The guy usually pays for things, so there aren't receipts that might find their way into my possession. I clearly am not going to keep any souvenirs. I never give out a home phone number, and demand that I call them using a phone card that can't be traced back to me. I insist the guy always use protection, because the last thing I would need is to come down with something. This one guy wanted to keep my panties as a memento, and I told him he was crazy. How could he possibly explain them to his wife if she accidentally found them?

Q: It sounds as if you are good at keeping things secret. Do things always work as planned?

A: Well, I haven't been caught. Sometimes I wonder why I do it€a one or two hour rendezvous can take days to plan. It isn't easy. And then there are the last minute cancellations or changes in plans because of a lover's last minute family responsibilities. In times like that you still have to go out, carrying through with your plan without the sex because you can't have too many cancellations without him catching on. I have driven around town a few times passing the time because of a last minute emergency or problem with my lover meeting me.

Q: What do you look for in a lover?

A: You might think it would be a perfect body, a real stud. Someone who knocks a woman off her feet. But while looks are important so is someone with a good sense of humor, someone who can talk about more than just himself, someone who takes an interest in me, someone who actually listens and cares about what I have to say.

Of course I want someone who is adventurous in bed. Early on it might be tentative sex, but after that first time it has to be intense. Anything but missionary, sometimes outside of the bedroom. Danger is a major turn on.

Q: Have you "done it" in unusual places?

A: (Laughing) My armpit? I assume you mean€well, different locations. Yes, a few places which aren't a bedroom. In a moving car, for instance. I gave a lover head while we were driving. I don't suggest that, because in looking back that is very, very dangerous!

I've done it in the back seat outside a restaurant, in a mall parking lot, at a park, you name it and I've tried it. I've given head in the front seat while the guy pretended he was reading the newspaper and I worked on him underneath while people were getting into cars nearby.

Other different places include a rest room at a gas station, on a park bench, and my personal favorite, giving a lover a blowjob, kneeling in front of him alongside the AMTRAK railroad tracks while a Metroliner was passing. It was so hot because there was no way anyone would have known who we were since the train was moving at more than a hundred miles an hour. He came in my mouth just as the last car was whizzing past.

This one man, a married guy in his 40s, wanted me to go down on him in one of those glass elevators. He stopped the thing between floors high in a hotel with an atrium. Here we were, high above everyone downstairs, but perfectly in view for those in other elevators. It was awesome. We quickly got out on a floor and made our way down the stairway to his room.

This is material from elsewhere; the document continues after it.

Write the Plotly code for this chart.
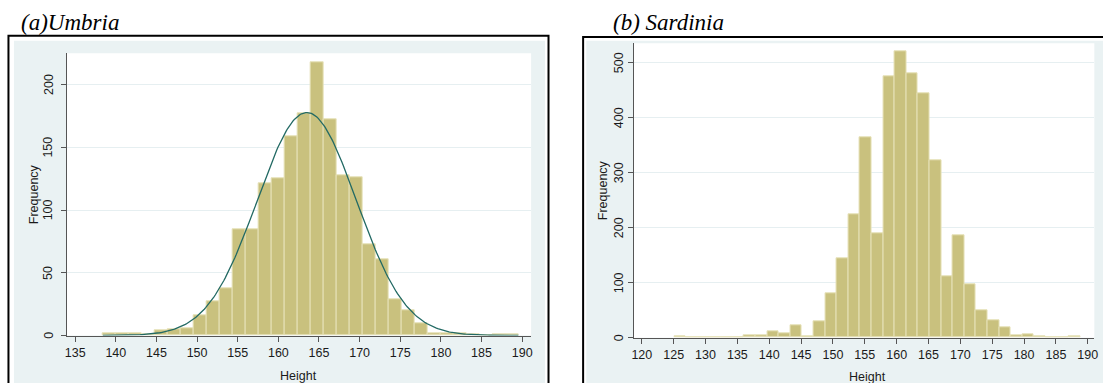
import numpy as np
import plotly.graph_objects as go

W, H = 1103, 383

# ---------------- data ----------------
umbria_bin_start = 138.4
umbria_bin_width = 1.598
umbria_freq = [2, 2, 2, 1, 4, 5, 6, 16, 27, 38, 85, 85, 121, 125, 159, 177,
               218, 172, 128, 126, 73, 61, 29, 20, 10, 2, 2, 2, 1, 0, 1, 1]
umbria_normal_mean = 163.5
umbria_normal_sd = 6.1

sardinia_bin_start = 125.1
sardinia_bin_width = 1.821
sardinia_freq = [2, 0, 1, 1, 1, 0, 5, 5, 11, 8, 22, 2, 29, 80, 144, 224, 364,
                 189, 475, 521, 481, 444, 323, 111, 186, 97, 50, 31, 18, 5, 7,
                 3, 1, 1, 3]

umbria_xticks = list(range(135, 191, 5))
umbria_yticks = [0, 50, 100, 150, 200]
sardinia_xticks = list(range(120, 191, 5))
sardinia_yticks = [0, 100, 200, 300, 400, 500]

titles = ["<i>(a)Umbria</i>", "<i>(b) Sardinia</i>"]

# ---------------- helpers ----------------
def fx(x):
    return x / W


def fy(y):
    return 1 - y / H


BAR_FILL = "#C9C17E"
BAR_LINE = "#E6E1B8"
CURVE = "#236A64"
BG_BLUE = "#EAF2F3"
GRID = "#E6EFF1"
TXT = "#1a1a1a"
TICKFONT = dict(family="Liberation Sans, Arial", size=12.5, color=TXT)

fig = go.Figure()

# Umbria histogram
u_edges = umbria_bin_start + umbria_bin_width * np.arange(len(umbria_freq) + 1)
u_centers = (u_edges[:-1] + u_edges[1:]) / 2
fig.add_trace(go.Bar(x=u_centers, y=umbria_freq, width=umbria_bin_width,
                     marker=dict(color=BAR_FILL, line=dict(color=BAR_LINE, width=1)),
                     xaxis="x", yaxis="y", showlegend=False))

# normal density overlay (scaled to frequency)
n_u = sum(umbria_freq)
xs = np.linspace(u_edges[0], u_edges[-1], 300)
ys = n_u * umbria_bin_width / (umbria_normal_sd * np.sqrt(2 * np.pi)) * \
    np.exp(-0.5 * ((xs - umbria_normal_mean) / umbria_normal_sd) ** 2)
fig.add_trace(go.Scatter(x=xs, y=ys, mode="lines",
                         line=dict(color=CURVE, width=1.3),
                         xaxis="x", yaxis="y", showlegend=False))

# Sardinia histogram
s_edges = sardinia_bin_start + sardinia_bin_width * np.arange(len(sardinia_freq) + 1)
s_centers = (s_edges[:-1] + s_edges[1:]) / 2
fig.add_trace(go.Bar(x=s_centers, y=sardinia_freq, width=sardinia_bin_width,
                     marker=dict(color=BAR_FILL, line=dict(color=BAR_LINE, width=1)),
                     xaxis="x2", yaxis="y2", showlegend=False))

# ---------------- panel geometry (px) ----------------
L = dict(x0=65, x1=532, y0=53.3, y1=335.5)
R = dict(x0=635, x1=1098.3, y0=43.3, y1=337.7)

axis_common = dict(showline=True, linecolor="#555", linewidth=1,
                   ticks="outside", ticklen=5, tickwidth=1, tickcolor="#555",
                   tickfont=TICKFONT, zeroline=False, fixedrange=True)

fig.update_layout(
    width=W, height=H, margin=dict(l=0, r=0, t=0, b=0),
    paper_bgcolor="white", plot_bgcolor="rgba(0,0,0,0)",
    bargap=0, showlegend=False,
    xaxis=dict(domain=[fx(L["x0"]), fx(L["x1"])], range=[133.95, 191.1],
               tickvals=umbria_xticks, showgrid=False, anchor="y", **axis_common),
    yaxis=dict(domain=[fy(L["y1"]), fy(L["y0"])], range=[0, 225],
               tickvals=umbria_yticks, showticklabels=False, showgrid=True,
               gridcolor=GRID, gridwidth=1, anchor="x", **axis_common),
    xaxis2=dict(domain=[fx(R["x0"]), fx(R["x1"])], range=[118.7, 191.03],
                tickvals=sardinia_xticks, showgrid=False, anchor="y2", **axis_common),
    yaxis2=dict(domain=[fy(R["y1"]), fy(R["y0"])], range=[0, 535],
                tickvals=sardinia_yticks, showticklabels=False, showgrid=True,
                gridcolor=GRID, gridwidth=1, anchor="x2", **axis_common),
)

shapes = []
# light blue graph regions
shapes.append(dict(type="rect", xref="paper", yref="paper", layer="below",
                   x0=fx(12), x1=fx(546), y0=fy(40.7), y1=fy(400),
                   fillcolor=BG_BLUE, line=dict(width=0)))
shapes.append(dict(type="rect", xref="paper", yref="paper", layer="below",
                   x0=fx(587.5), x1=fx(1120), y0=fy(40.7), y1=fy(400),
                   fillcolor=BG_BLUE, line=dict(width=0)))
# white plot regions
for P in (L, R):
    shapes.append(dict(type="rect", xref="paper", yref="paper", layer="below",
                       x0=fx(P["x0"]), x1=fx(P["x1"]), y0=fy(P["y1"]), y1=fy(P["y0"]),
                       fillcolor="white", line=dict(width=0)))
# black frames
shapes.append(dict(type="rect", xref="paper", yref="paper", layer="above",
                   x0=fx(6.5), x1=fx(549.5), y0=fy(35.7), y1=fy(410),
                   fillcolor="rgba(0,0,0,0)", line=dict(color="black", width=2)))
shapes.append(dict(type="rect", xref="paper", yref="paper", layer="above",
                   x0=fx(584.3), x1=fx(1130), y0=fy(37), y1=fy(410),
                   fillcolor="rgba(0,0,0,0)", line=dict(color="black", width=2)))
fig.update_layout(shapes=shapes)

ann = []
title_font = dict(family="Liberation Serif, Times New Roman", size=23, color="black")
ann.append(dict(text=titles[0], x=fx(17), y=fy(23), xref="paper", yref="paper",
                xanchor="left", yanchor="middle", showarrow=False, font=title_font))
ann.append(dict(text=titles[1], x=fx(612), y=fy(23), xref="paper", yref="paper",
                xanchor="left", yanchor="middle", showarrow=False, font=title_font))

# rotated y tick labels (placed on the axis scale)
for v in umbria_yticks:
    ann.append(dict(text=str(v), textangle=-90, x=fx(46.5), y=v, xref="paper", yref="y",
                    xanchor="center", yanchor="middle", showarrow=False, font=TICKFONT))
for v in sardinia_yticks:
    ann.append(dict(text=str(v), textangle=-90, x=fx(620), y=v, xref="paper", yref="y2",
                    xanchor="center", yanchor="middle", showarrow=False, font=TICKFONT))

axt_font = dict(family="Liberation Sans, Arial", size=12.5, color=TXT)
ann.append(dict(text="Frequency", textangle=-90, x=fx(33), y=fy((L["y0"] + L["y1"]) / 2),
                xref="paper", yref="paper", xanchor="center", yanchor="middle",
                showarrow=False, font=axt_font))
ann.append(dict(text="Height", x=fx((L["x0"] + L["x1"]) / 2), y=fy(376),
                xref="paper", yref="paper", xanchor="center", yanchor="middle",
                showarrow=False, font=axt_font))
ann.append(dict(text="Frequency", textangle=-90, x=fx(604), y=fy((R["y0"] + R["y1"]) / 2),
                xref="paper", yref="paper", xanchor="center", yanchor="middle",
                showarrow=False, font=axt_font))
ann.append(dict(text="Height", x=fx(870), y=fy(377),
                xref="paper", yref="paper", xanchor="center", yanchor="middle",
                showarrow=False, font=axt_font))
fig.update_layout(annotations=ann)

fig.write_html("out.html", config={"displayModeBar": False},
               post_script="document.body.style.margin='0';document.body.style.overflow='hidden';")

Then there is the man I mentioned that I've been seeing on and off for four years. I blew him at the Philadelphia airport when he had an hour layover between connecting flights. I met him at the gate, and surprised him because he thought we were only meeting for coffee. But I was early and noticed that no planes were leaving from these two gates at the end of one terminal€and it was just down the hall from where his plane was arriving. I walked with him down the corridor, turned and sat him down and told him I had a surprise for him. I made sure nobody was following and then quickly pulled out his dick and began sucking it. He came in a couple of minutes and we still had time for coffee before he had to get on the plane.

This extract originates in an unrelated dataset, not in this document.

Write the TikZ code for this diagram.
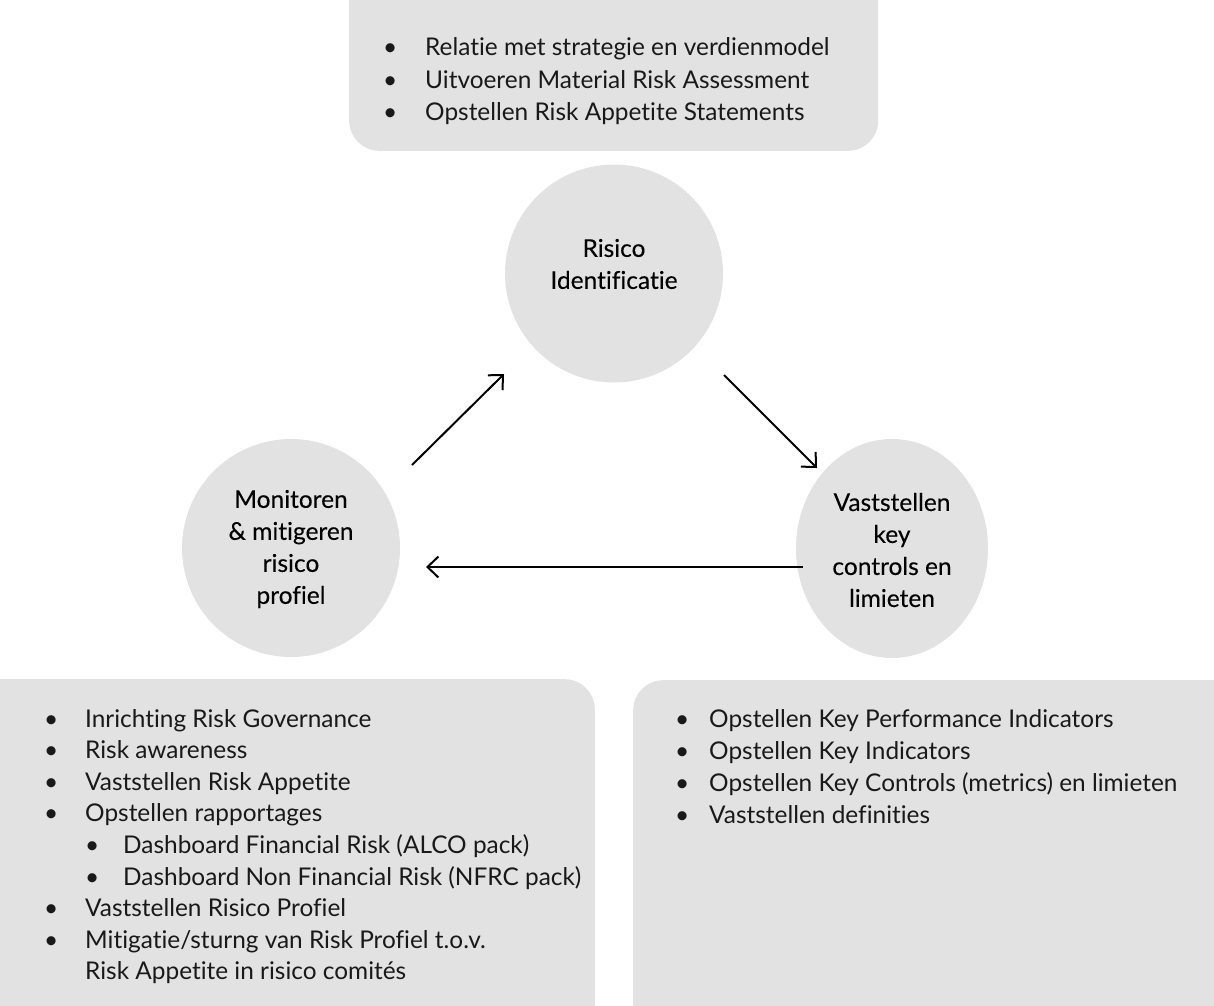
\documentclass[tikz,border=0pt]{standalone}
\usepackage{fontspec}
\setmainfont[Ligatures=NoCommon]{Lato}
\newfontfamily\circfont[Ligatures=NoCommon,FakeBold=0.15]{Lato}
\usetikzlibrary{arrows.meta,shapes.geometric}
\definecolor{boxfill}{RGB}{226,226,226}
\definecolor{ink}{RGB}{25,25,25}
\newcommand{\bulletitem}[2]{\makebox[#1][l]{•}#2}
\begin{document}
\begin{tikzpicture}[x=1pt,y=-1pt,
  panel/.style={fill=boxfill, draw=none, rounded corners=30pt, inner sep=0pt},
  bubble/.style={circle, fill=boxfill, draw=none, minimum size=218pt, inner sep=0pt},
  ovalbubble/.style={ellipse, fill=boxfill, draw=none, minimum width=192pt, minimum height=219pt, inner sep=0pt},
  ctext/.style={align=center, font=\circfont\fontsize{24.5}{32}\selectfont, text=black, inner sep=0pt},
  item/.style={anchor=base west, font=\fontsize{24.4}{32}\selectfont, text=ink, inner sep=0pt},
  flow/.style={draw=black, line width=2pt, -{Straight Barb[length=11pt,width=21pt,line width=2pt]}}
]
\useasboundingbox (0,0) rectangle (1214,1005);
\begin{scope}
\clip (0,0) rectangle (1214,1005);
\node[panel, minimum width=529pt, minimum height=211pt, anchor=south west] (topbox) at (349,151) {};
\node[panel, minimum width=655pt, minimum height=386pt, anchor=north east] (leftbox) at (595,679) {};
\node[panel, minimum width=641pt, minimum height=386pt, anchor=north west] (rightbox) at (633,680) {};
\end{scope}

% circles
\node[bubble] (ident) at (614,273.5) {};
\node[bubble] (monitor) at (291,548) {};
\node[ovalbubble] (controls) at (892,548.5) {};

\node[ctext] (identtxt) at (614,264) {Risico\\Identificatie};
\node[ctext] (monitortxt) at (291,549) {Monitoren\\\& mitigeren\\risico\\profiel};
\node[ctext] (controlstxt) at (892,550) {Vaststellen\\key\\controls en\\limieten};

% arrows
\coordinate (a1s) at (412,465);
\coordinate (a1e) at (504,374);
\coordinate (a2s) at (724,375);
\coordinate (a2e) at (817,468);
\coordinate (a3s) at (803,567);
\coordinate (a3e) at (426,567);
\draw[flow] (a1s) -- (a1e);
\draw[flow] (a2s) -- (a2e);
\draw[flow] (a3s) -- (a3e);

% top list
\node[item] (t1) at (383,55) {\bulletitem{42pt}{Relatie met strategie en verdienmodel}};
\node[item] (t2) at (383,88) {\bulletitem{42pt}{Uitvoeren Material Risk Assessment}};
\node[item] (t3) at (383,120) {\bulletitem{42pt}{Opstellen Risk Appetite Statements}};

% left list
\node[item] (l1) at (44,727) {\bulletitem{41pt}{Inrichting Risk Governance}};
\node[item] (l2) at (44,758.6) {\bulletitem{41pt}{Risk awareness}};
\node[item] (l3) at (44,790.2) {\bulletitem{41pt}{Vaststellen Risk Appetite}};
\node[item] (l4) at (44,821.8) {\bulletitem{41pt}{Opstellen rapportages}};
\node[item] (l5) at (85,853.4) {\bulletitem{38pt}{Dashboard Financial Risk (ALCO pack)}};
\node[item] (l6) at (85,885) {\bulletitem{38pt}{Dashboard Non Financial Risk (NFRC pack)}};
\node[item] (l7) at (44,916.6) {\bulletitem{41pt}{Vaststellen Risico Profiel}};
\node[item] (l8) at (44,948.2) {\bulletitem{41pt}{Mitigatie/sturng van Risk Profiel t.o.v.}};
\node[item] (l9) at (85,979.8) {Risk Appetite in risico comités};

% right list
\node[item] (r1) at (675,727) {\bulletitem{34pt}{Opstellen Key Performance Indicators}};
\node[item] (r2) at (675,759) {\bulletitem{34pt}{Opstellen Key Indicators}};
\node[item] (r3) at (675,791) {\bulletitem{34pt}{Opstellen Key Controls (metrics) en limieten}};
\node[item] (r4) at (675,823) {\bulletitem{34pt}{Vaststellen definities}};
\end{tikzpicture}
\end{document}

Q: You have an exhibitionist streak. What about in the bedroom?

A: I mentioned I don't like missionary with a lover. Generally I like to be on top, but part of the fascination of having a lover who is willing to try anything is to do just that. My husband and I never 69ed, but that is something I like with a lover I am familiar with. I love oral sex, although early on with a lover I make him keep his rubber on. I use those flavored ones. I love dressing up for a lover, but only with lingerie I've first tried on for my husband. Toys can be exciting. And a special kick is masturbating in front of a lover, or having him masturbate for me. That's hot, very intense. And at a later date, when we are having phone sex, I can visualize how he looks when he is doing himself because I have already seem him doing that in person.

Q: You mentioned your concern about being detected, and how you are very careful. You've also mentioned how most of your rendezvous have been good experiences. Do you have any regrets? Do you feel good about yourself?

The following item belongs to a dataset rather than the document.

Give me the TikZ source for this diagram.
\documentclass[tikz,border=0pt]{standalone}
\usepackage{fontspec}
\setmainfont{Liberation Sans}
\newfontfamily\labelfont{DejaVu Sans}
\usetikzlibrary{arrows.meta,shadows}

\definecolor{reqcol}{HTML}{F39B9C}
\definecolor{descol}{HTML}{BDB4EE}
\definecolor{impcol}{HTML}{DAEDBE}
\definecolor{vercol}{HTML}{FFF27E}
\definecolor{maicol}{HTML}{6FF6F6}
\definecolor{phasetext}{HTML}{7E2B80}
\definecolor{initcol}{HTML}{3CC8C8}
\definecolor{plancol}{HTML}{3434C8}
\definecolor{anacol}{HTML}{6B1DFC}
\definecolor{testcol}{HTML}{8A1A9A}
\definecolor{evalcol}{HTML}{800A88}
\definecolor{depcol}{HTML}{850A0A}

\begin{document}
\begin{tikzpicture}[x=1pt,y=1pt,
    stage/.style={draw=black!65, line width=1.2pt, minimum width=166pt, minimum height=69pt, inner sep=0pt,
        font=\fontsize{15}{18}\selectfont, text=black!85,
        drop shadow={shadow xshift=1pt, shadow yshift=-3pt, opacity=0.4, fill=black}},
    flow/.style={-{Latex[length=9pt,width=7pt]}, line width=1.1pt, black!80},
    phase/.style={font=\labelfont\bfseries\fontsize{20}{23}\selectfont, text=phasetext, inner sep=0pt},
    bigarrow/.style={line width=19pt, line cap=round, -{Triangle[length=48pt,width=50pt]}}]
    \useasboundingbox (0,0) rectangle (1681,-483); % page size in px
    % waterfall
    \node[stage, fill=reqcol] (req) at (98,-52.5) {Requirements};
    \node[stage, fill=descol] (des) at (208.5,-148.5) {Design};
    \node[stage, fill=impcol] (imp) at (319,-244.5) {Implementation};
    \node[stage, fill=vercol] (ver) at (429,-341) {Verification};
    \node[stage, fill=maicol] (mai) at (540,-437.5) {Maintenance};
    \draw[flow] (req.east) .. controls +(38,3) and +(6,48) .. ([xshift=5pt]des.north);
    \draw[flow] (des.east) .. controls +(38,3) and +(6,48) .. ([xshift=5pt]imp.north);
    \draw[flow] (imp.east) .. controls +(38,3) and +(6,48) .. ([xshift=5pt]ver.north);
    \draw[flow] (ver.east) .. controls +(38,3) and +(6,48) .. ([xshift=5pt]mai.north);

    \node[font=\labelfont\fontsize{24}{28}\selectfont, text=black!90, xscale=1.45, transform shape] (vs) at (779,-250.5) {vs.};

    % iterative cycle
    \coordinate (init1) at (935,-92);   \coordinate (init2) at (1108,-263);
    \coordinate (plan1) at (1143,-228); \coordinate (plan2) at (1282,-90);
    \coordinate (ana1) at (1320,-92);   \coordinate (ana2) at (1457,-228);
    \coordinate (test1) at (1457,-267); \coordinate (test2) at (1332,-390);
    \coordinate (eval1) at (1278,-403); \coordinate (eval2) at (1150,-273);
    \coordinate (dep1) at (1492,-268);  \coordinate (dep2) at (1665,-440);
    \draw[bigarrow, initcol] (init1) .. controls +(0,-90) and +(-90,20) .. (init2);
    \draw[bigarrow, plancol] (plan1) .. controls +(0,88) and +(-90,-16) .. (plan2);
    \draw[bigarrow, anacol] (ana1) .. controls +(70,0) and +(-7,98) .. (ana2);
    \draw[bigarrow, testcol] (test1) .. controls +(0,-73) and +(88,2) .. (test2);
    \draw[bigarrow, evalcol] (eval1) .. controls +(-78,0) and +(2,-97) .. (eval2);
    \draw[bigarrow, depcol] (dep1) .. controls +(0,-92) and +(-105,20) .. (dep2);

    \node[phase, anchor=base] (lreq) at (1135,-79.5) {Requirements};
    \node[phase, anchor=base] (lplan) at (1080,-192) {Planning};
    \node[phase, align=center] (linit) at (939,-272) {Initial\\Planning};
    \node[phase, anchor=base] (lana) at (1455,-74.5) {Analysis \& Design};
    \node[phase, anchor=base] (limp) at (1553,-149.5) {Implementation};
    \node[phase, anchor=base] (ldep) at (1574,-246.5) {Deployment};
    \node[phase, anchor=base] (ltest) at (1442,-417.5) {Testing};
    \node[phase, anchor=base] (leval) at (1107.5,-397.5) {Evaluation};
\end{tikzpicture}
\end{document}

A: Regrets? On one hand, I wish I could satisfy my needs at home, because then I wouldn't have to go to such lengths to avoid detection. But on the other hand, part of the mystique of all this is the danger. I mean, if I was caught giving head to my husband in the car, so what? We're married. But to be doing it to a married guy, in a semi-open and visible location is so very bad. And so very exciting.

If I had never cheated I would never had experienced some great encounters. And yes, it does a lot for my self-image that I can attract and satisfy a variety of men. It's hard at times, though, because I can get to feel very guilty about myself, especially on a night when I am returning from a night "with my girlfriends" when actually I was sucking cock. If my husband is home I get this guilty, terrible feeling. I normally attempt to make love to him on nights like that. But usually he just turns over and says he's too tired or something. I will lay there in bed wishing it could be different.

Q: But you still love him?

A: Oh yes. I love him.

Q: Any final thoughts?

A: If a woman asked me if she should€well, stray, I would say for her to think long and hard about it, about the consequences, before she did. While it has been good for me, I don't know if some people can handle the emotional baggage. Cheating is very difficult on one's mind.

When push comes to shove, I would tell them to work on their marriage and make it better.

If one does stray down the other path, she must not go overboard on giving hubby attention, because that's a telltale sign of something being amiss. You have to be aware of what you are saying all the time, you have to be in control at all times as not to let something slip out. That in itself can be exhausting. No receipts, no love notes, no late night phone calls when you are lonely. You can't do anything that will draw suspicion, and you have to know when to "cool it" so as not to draw attention to your exploits.

Be careful, be safe, and be smart is the moral of this story if you are going to stray in your marriage. It can be painful, not only if you are found out but also mentally even if you are not.